◆ Stated task ◆
Below this line are records; write out exactly the lines from the one containing "Give me the matplotlib source for this chart." through the one containing "import numpy as np", with the pictures left out.

◆ Material supplied ◆
================================
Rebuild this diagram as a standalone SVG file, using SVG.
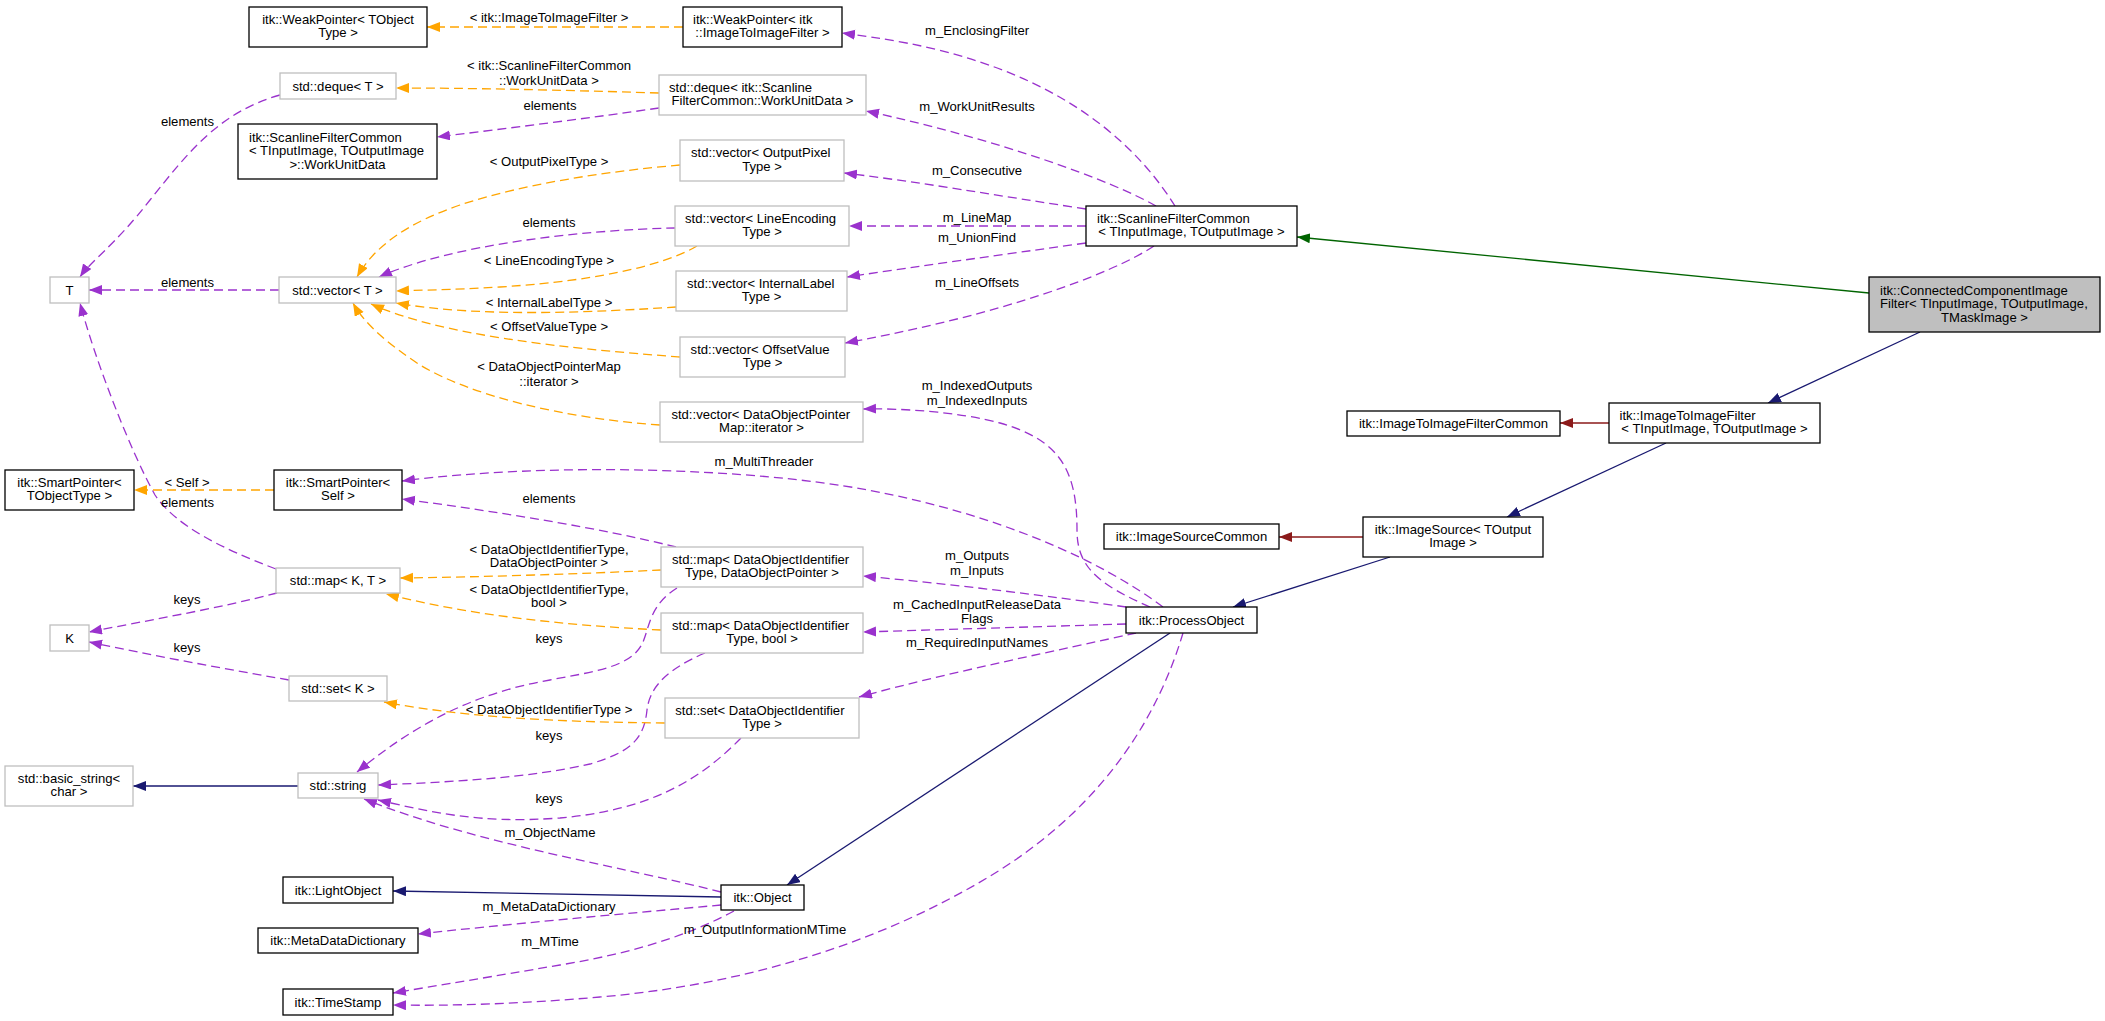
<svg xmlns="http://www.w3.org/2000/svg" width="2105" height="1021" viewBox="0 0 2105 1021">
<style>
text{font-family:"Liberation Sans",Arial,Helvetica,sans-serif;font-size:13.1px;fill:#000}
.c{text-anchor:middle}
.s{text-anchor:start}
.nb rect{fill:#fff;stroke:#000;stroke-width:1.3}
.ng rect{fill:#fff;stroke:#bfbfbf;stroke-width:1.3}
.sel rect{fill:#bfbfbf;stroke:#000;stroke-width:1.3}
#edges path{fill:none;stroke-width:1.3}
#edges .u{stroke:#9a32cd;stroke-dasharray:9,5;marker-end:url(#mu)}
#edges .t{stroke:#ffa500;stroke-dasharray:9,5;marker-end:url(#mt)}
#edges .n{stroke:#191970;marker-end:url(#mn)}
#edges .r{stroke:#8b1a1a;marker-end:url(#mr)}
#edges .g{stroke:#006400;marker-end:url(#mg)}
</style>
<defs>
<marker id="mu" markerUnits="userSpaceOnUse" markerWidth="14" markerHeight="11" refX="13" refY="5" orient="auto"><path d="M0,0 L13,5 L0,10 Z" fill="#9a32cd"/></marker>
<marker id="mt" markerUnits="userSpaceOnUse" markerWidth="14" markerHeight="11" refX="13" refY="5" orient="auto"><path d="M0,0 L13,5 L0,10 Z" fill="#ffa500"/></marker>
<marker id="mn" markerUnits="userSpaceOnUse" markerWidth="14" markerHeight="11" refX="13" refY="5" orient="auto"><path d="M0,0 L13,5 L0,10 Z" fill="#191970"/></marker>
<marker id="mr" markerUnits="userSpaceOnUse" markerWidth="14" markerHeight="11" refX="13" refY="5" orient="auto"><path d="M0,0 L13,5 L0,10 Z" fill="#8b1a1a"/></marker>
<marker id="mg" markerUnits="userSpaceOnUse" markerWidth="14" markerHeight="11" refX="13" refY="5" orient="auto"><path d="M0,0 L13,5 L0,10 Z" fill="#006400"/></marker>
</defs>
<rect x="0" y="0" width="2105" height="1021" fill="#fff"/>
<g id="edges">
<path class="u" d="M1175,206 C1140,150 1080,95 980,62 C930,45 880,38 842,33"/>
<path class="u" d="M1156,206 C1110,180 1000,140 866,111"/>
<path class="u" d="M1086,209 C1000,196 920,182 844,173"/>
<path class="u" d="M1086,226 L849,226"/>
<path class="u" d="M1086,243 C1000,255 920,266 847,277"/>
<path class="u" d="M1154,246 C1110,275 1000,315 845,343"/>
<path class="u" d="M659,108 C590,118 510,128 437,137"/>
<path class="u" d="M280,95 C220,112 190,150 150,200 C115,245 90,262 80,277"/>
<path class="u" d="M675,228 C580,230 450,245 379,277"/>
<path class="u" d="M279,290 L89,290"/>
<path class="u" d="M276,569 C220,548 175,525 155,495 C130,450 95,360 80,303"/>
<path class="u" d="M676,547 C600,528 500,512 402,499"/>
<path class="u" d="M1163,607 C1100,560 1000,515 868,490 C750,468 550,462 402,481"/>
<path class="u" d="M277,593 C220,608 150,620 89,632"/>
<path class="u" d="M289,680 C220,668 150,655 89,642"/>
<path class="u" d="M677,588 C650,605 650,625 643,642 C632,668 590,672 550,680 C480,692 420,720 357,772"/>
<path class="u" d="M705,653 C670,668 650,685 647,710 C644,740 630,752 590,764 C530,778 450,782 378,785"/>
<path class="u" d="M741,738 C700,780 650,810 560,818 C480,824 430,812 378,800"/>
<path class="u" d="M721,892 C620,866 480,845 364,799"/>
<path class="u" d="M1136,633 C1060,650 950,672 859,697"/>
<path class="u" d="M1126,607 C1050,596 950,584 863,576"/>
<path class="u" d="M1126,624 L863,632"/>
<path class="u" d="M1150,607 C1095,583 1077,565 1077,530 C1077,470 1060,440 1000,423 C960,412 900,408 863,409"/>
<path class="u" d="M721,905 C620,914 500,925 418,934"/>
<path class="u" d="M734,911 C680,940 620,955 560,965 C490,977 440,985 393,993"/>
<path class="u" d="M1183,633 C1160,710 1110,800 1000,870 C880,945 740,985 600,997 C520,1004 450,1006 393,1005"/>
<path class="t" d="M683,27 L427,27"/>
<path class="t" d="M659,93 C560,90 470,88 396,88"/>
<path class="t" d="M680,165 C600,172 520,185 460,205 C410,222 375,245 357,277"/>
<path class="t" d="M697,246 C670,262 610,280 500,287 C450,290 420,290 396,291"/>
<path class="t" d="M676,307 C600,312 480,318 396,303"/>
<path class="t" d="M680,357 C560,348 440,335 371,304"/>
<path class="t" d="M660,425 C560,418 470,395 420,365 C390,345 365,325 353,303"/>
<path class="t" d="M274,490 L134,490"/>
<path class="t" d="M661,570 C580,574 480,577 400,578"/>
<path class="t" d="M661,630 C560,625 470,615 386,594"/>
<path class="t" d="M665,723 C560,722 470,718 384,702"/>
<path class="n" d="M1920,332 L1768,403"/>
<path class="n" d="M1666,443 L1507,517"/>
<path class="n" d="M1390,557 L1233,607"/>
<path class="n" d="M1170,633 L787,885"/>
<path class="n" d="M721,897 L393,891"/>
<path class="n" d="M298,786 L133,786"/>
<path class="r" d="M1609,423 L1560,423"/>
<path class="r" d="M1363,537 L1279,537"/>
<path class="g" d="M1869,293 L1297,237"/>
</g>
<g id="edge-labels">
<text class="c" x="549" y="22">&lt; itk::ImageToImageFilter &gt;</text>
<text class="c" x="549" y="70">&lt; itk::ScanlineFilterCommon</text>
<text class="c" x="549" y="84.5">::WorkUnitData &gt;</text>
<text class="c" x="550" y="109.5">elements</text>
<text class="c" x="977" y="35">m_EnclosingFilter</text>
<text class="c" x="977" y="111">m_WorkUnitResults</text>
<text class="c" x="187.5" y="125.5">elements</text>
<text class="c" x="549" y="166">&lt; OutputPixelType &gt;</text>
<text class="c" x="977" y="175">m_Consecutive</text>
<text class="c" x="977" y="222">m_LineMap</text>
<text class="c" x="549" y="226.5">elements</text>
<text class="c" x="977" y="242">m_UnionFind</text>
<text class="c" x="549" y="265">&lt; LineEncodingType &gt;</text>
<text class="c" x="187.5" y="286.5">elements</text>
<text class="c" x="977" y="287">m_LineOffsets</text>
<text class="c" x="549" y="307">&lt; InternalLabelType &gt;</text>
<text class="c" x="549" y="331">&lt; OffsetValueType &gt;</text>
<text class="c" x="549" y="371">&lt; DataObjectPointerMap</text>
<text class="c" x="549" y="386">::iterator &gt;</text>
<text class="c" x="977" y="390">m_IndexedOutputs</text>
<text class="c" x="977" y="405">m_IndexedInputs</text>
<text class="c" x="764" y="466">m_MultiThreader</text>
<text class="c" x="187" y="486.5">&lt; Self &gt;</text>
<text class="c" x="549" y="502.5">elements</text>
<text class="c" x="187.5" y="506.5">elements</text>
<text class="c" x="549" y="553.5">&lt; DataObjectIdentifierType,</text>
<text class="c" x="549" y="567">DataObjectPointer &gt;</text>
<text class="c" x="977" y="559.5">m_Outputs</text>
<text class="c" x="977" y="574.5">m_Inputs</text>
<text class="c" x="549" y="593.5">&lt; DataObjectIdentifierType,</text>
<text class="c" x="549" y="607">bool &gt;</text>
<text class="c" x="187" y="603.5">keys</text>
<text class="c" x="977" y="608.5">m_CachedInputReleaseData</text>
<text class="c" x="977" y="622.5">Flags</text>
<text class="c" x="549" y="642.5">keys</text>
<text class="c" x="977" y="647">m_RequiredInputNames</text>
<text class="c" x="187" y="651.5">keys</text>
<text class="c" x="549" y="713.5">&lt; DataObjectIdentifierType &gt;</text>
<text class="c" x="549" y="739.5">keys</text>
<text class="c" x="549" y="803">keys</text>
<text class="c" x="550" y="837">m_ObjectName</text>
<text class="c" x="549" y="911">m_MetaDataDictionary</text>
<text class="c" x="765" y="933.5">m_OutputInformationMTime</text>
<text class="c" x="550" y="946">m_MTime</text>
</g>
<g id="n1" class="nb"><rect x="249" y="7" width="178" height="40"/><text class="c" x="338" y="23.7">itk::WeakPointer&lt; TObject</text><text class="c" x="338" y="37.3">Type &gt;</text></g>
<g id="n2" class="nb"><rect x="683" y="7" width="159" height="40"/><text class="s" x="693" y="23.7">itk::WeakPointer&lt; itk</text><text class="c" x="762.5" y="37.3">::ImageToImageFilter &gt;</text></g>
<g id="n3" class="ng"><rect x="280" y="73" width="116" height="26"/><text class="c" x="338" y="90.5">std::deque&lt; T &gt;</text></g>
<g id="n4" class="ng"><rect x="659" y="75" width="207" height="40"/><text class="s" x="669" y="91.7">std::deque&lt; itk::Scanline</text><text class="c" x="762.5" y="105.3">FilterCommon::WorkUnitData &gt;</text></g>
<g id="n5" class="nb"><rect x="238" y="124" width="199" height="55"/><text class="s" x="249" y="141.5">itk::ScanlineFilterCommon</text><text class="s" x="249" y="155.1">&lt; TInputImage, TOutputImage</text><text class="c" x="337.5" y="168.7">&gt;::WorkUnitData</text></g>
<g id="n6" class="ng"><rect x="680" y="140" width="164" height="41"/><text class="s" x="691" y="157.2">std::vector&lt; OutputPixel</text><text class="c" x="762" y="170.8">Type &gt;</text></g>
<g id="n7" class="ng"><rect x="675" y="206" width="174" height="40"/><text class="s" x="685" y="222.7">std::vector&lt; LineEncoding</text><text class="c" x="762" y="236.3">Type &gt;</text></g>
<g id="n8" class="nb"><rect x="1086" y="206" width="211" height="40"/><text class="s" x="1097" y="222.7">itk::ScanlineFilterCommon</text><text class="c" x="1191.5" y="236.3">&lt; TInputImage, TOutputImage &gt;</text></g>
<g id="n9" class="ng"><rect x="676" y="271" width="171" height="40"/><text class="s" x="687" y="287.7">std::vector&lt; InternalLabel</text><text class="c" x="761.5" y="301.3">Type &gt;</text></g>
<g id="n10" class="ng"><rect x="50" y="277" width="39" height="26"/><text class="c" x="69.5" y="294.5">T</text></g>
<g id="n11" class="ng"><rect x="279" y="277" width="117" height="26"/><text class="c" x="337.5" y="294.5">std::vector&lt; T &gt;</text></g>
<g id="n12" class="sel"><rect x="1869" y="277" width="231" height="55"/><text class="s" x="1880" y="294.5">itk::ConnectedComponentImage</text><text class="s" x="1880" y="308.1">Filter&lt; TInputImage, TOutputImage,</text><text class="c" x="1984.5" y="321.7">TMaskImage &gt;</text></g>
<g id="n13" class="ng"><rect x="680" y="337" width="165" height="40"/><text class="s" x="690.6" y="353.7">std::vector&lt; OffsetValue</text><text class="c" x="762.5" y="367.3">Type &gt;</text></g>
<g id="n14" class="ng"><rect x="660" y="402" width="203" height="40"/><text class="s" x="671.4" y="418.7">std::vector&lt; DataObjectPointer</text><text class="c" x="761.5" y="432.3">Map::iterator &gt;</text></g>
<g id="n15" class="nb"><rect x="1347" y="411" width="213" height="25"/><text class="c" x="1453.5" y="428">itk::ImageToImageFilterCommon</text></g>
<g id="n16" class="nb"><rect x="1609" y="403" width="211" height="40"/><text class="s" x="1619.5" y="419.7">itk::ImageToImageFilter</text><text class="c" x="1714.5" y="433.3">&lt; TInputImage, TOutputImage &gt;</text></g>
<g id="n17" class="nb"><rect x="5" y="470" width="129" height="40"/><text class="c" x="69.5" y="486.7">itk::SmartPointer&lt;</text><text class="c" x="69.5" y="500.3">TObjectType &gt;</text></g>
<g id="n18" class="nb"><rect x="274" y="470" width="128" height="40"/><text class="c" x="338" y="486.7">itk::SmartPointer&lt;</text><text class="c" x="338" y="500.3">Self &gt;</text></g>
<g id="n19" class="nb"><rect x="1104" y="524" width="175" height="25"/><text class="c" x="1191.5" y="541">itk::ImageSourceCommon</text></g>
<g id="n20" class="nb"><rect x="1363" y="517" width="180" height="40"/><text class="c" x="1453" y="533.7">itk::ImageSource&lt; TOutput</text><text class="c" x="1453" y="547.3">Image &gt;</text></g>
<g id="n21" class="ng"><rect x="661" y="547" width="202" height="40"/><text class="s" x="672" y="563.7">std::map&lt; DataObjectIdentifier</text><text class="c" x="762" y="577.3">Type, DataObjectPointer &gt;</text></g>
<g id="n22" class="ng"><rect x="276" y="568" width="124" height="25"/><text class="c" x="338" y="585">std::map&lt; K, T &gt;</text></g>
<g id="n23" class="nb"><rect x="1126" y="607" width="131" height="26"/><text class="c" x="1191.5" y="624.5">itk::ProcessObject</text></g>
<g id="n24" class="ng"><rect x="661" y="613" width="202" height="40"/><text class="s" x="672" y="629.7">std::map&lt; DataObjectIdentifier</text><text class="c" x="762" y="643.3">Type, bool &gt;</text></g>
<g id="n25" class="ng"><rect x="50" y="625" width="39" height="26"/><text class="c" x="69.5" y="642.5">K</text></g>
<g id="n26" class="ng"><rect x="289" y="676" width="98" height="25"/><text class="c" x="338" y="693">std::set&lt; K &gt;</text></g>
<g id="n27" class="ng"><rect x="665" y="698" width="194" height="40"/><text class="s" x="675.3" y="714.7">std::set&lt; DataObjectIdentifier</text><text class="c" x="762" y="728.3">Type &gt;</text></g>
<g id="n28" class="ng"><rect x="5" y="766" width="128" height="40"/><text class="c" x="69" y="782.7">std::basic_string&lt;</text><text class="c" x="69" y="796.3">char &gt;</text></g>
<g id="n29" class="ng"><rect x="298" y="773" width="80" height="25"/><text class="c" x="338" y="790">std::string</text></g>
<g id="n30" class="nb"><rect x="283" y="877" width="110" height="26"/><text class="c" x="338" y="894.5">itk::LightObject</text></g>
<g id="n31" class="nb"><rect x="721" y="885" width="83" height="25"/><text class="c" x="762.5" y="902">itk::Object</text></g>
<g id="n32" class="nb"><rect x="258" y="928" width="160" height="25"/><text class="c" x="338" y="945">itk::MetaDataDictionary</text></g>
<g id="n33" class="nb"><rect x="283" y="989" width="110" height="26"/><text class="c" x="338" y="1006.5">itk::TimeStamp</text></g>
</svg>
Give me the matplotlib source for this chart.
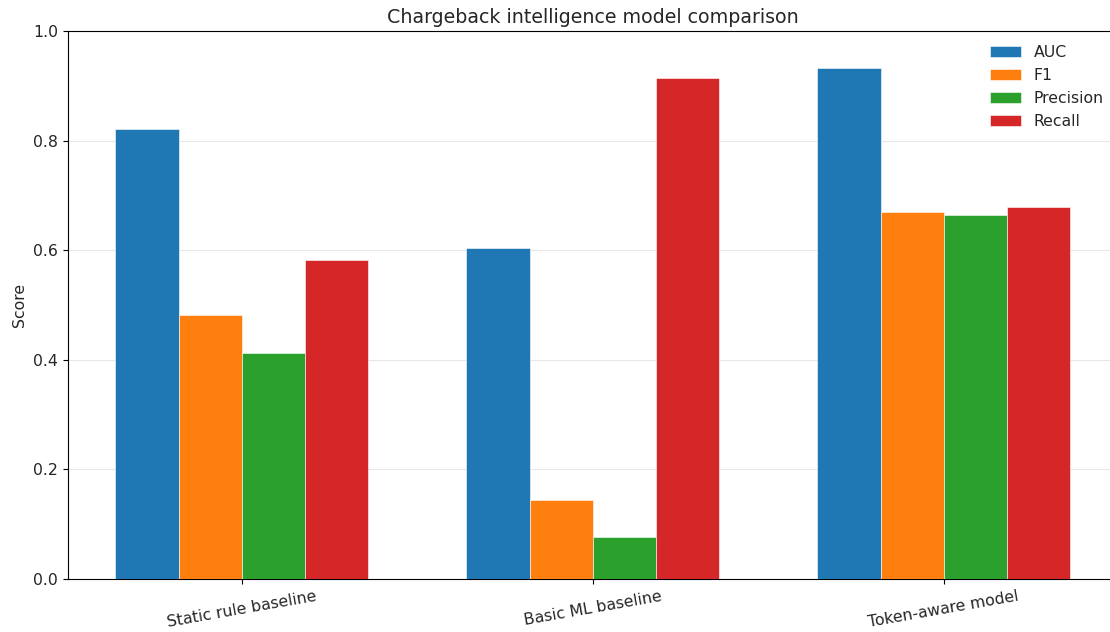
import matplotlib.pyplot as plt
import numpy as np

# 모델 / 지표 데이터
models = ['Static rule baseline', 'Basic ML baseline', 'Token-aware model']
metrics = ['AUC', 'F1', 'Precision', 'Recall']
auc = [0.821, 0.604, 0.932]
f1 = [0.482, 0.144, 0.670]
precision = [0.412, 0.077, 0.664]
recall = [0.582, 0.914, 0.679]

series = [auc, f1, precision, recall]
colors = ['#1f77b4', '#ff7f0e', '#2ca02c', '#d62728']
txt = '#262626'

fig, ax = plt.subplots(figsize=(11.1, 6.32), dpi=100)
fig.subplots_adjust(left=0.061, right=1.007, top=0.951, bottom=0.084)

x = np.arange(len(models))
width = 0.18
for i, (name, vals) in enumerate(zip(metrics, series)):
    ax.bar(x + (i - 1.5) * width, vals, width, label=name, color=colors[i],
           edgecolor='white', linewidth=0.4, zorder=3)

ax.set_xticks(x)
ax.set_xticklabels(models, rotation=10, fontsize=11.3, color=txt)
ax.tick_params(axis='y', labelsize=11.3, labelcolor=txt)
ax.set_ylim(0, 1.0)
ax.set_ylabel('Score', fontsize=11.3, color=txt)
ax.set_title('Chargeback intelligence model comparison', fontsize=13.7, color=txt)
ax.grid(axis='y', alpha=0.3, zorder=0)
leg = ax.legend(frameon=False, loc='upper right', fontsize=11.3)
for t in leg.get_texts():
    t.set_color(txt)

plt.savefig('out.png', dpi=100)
================================
◆ Completed task ◆
Give me the matplotlib source for this chart.
import matplotlib.pyplot as plt
import numpy as np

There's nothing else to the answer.